Buffers are intentional actions you take that reduce the chance of increasing your threat level. For instance, creating a daily routine can bolster your sense of certainty and autonomy. Virtual happy hours can increase your sense of relatedness.
It’s important to employ buffers to mitigate stress—and keep the right mindset for effective decision-making.
Send positive social signals to your team
We may not be able to physically reach out to our team members right now, but one way to help them stay engaged is to send positive social signals. Social signals are the actions you take to help other people feel less threatened in their day-to-day work.
For example, people’s sense of status is extremely fragile during a crisis, as they worry about their livelihood and viability within the team. You can boost people’s sense of status through celebrating daily wins and progress.

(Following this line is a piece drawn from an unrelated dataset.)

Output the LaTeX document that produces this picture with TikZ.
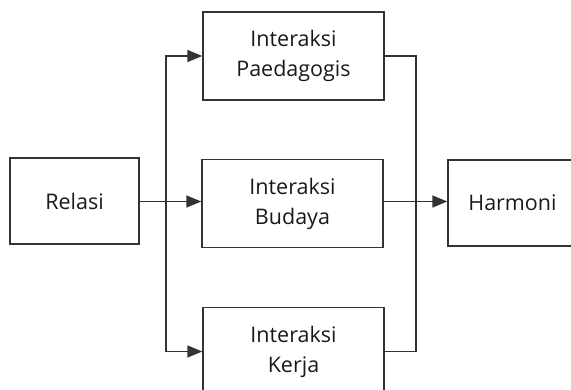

You can also boost people’s sense of fairness through policies that give parents of young children a bit more flexibility in how they schedule meetings.
Deliver what matters
While many employees work odd, extended, or reduced hours, it’s important to deliver what matters during this period of disruption. Accounting for your and your team’s cognitive capacity can help you make the most out of the time and resources available.
Implementing “speedy meetings,” practicing optimal inclusion, and leveraging technology to its fullest potential can also help us work more efficiently and get more done with less.
Keeping yourself in the right frame of mind in these ways can go a long way in keeping yourself productive, your team collaborative, and your business adaptive.